Victoria Classics shine Labour Day weekend
Aug 8, 2019
Photo credit: James Holkko
The Maritime Museum of BC is proud to host the annual Victoria Classic Boat Festival in Victoria’s beautiful inner harbour, Friday, August 30 – Sunday, September 1 2019!
For over 40 years, the Victoria Classic Boat Festival has showcased classic boats from all over the Pacific Northwest each Labour Day Weekend. Each year, approximately 10,000 visitors tour the docks and the boats on display. In 2017, the Maritime Museum of BC took over operations of the Festival, incorporating marine-related exhibitions and family-friendly programs into the weekend’s activities.
Since 1977 the Victoria Classic Boat Festival, initially a “one-time happening”, has become one of Victoria’s most popular annual events.
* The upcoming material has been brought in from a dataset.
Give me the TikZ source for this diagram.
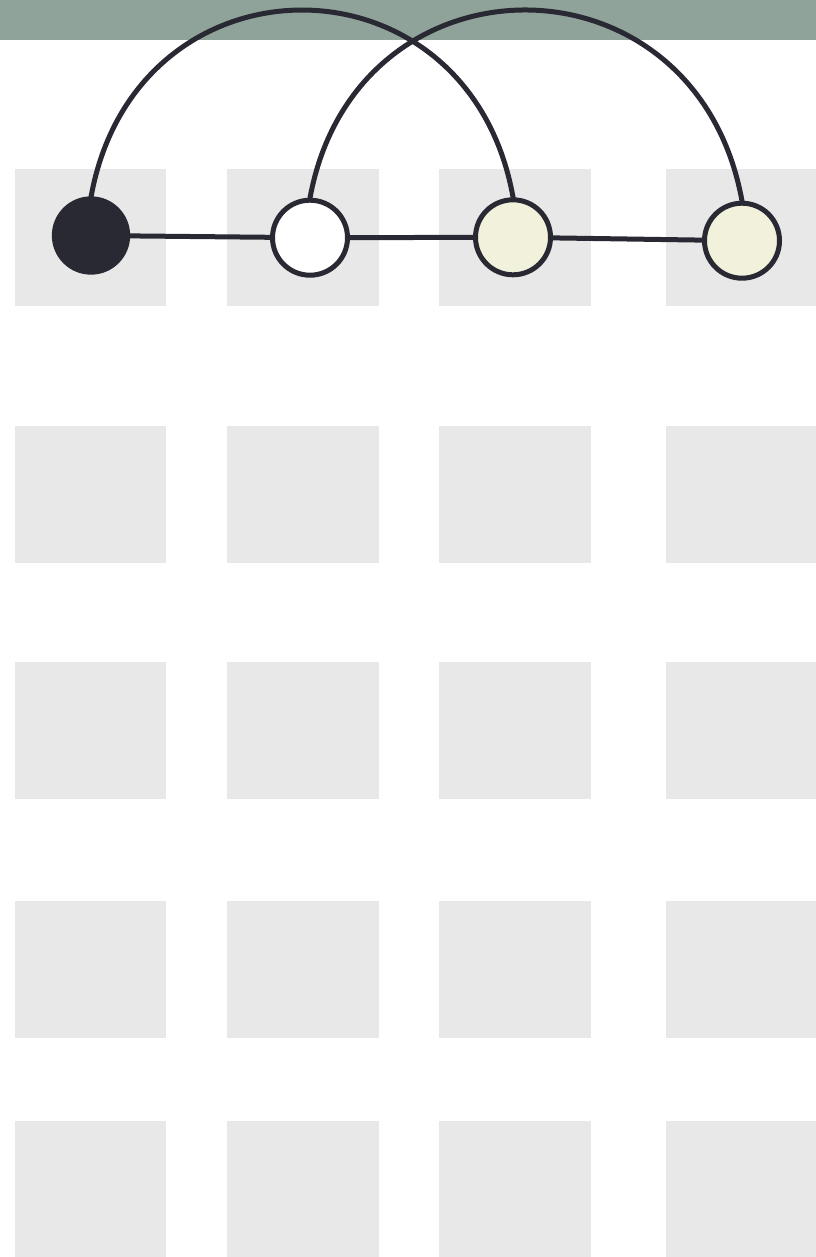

Admirers from all over the world flock to the Inner Harbour’s floats in front of the Empress Hotel each Labour Day weekend to admire as many as 130 of yesteryear’s most beautiful boats.
In addition to serving as a celebratory gathering, the festival serves the development of the classic boat community by offering an optional judging service. Festival’s judges, each an expert in their field, stand by to meticulously inspect participant’s vessels, offering guidance and suggestions to those owners dedicated to the correct restoration of their vessels. Many boats return improved each year until they reach the pinnacle of their restoration and are recognized at the awards dinner that caps each year’s festival. In this way the festival contributes in a very tangible way to the health of the classic boat community.
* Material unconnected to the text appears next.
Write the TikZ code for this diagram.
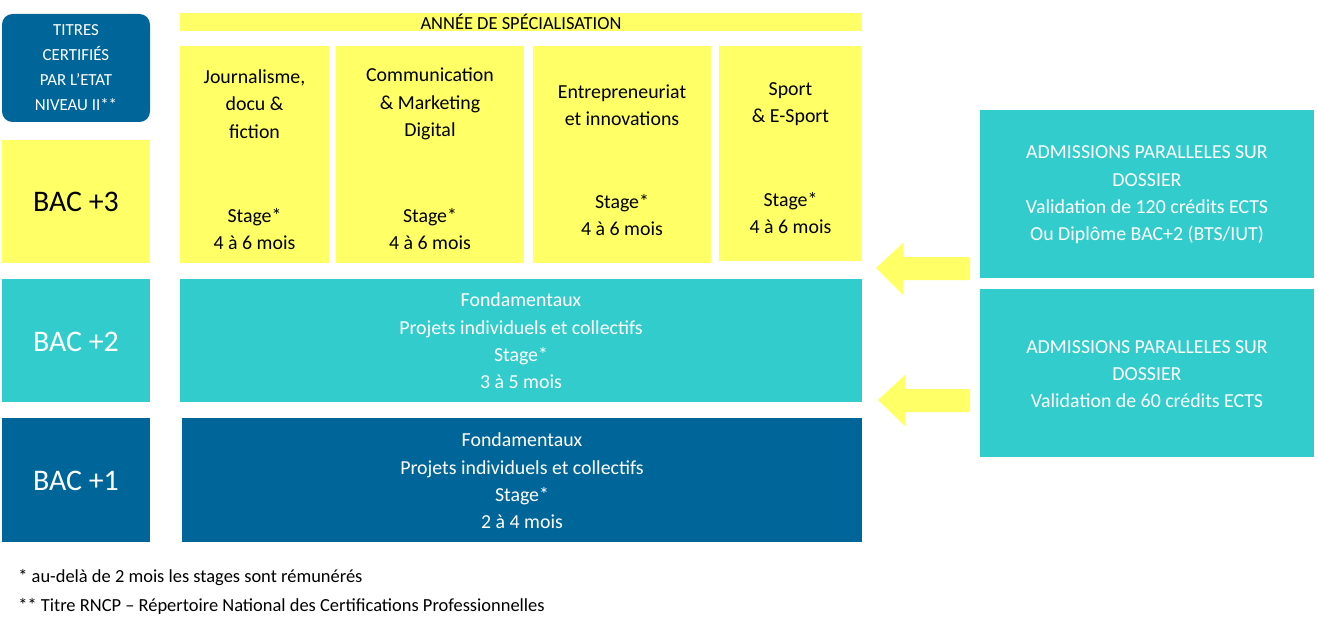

The Festival is run by Museum staff, Board members, and dedicated volunteers. Community, corporate, and business sponsors provide enormous support to the Museum and it’s mission to promote and preserve BC’s maritime experience and heritage and to engage people with this ongoing story.
The Honorary Commodore for the 2019 classic is Howard White
BC author Howard White
No publisher has trumpeted the romance of Canada’s western coast more than Howard White,” wrote the Globe and Mail in 1988. He started a coastal newspaper in 1970, began publishing the west coast journal Raincoast Chronicles in 1972, and founded Harbour Publishing in 1974. To date his company has been for publishing some 1000 books about British Columbia, including such well-known titles as Westcoasters: Boats That Built BC by Tom Henry, The Encyclopedia of West Coast Place Names by Andrew Scott, Keepers of the Light by Donald Graham, Fishing With John by Edith Iglauer, From the Wheelhouse by Doreen Armitage, Dangerous Waters by Keith Keller, Ships of Steel by T.A. McLaren, Legacy in Wood by Ryan Wahl and Boats in My Blood by Barrie Farrell.
Howard has been equally active as a writer, with poetry, articles, and fiction to his credit. His thirteen books to date include Raincoast Chronicles First Five, Raincoast Chronicles Six Ten, Spilsbury’s Coast (with Jim Spilsbury), The Accidental Airline (With Jim Spilsbury), Writing In The Rain, The Ghost In The Gears, Raincoast Chronicles Eleven Up (editor/contributor), The As a publisher, his major project to date has been The Encyclopedia of British Columbia (2000). Howard has won numerous awards including the Canadian Historical Society Career Award, the Roderick Haig-Brown Award for BC History, the Stephen Leacock Medal for Humour, the Order of British Columbia, an honorary doctorate of laws from the University of Victoria and the Order of Canada. He has twice been president of the Association of Book Publishers of BC and was the first winner of the James Douglas Publisher of the Year Award.
Having grown up on the water, first on Nelson Island then in Pender Harbour (where he still lives), Howard has been around boats all his life. Cruising this coast of endless wonders in his 37 Farrell is his favourite pastime, one he never gets enough of. He is a firm believer that when one’s allotted time on earth is being counted up, all days spent out on the water are deducted from the total.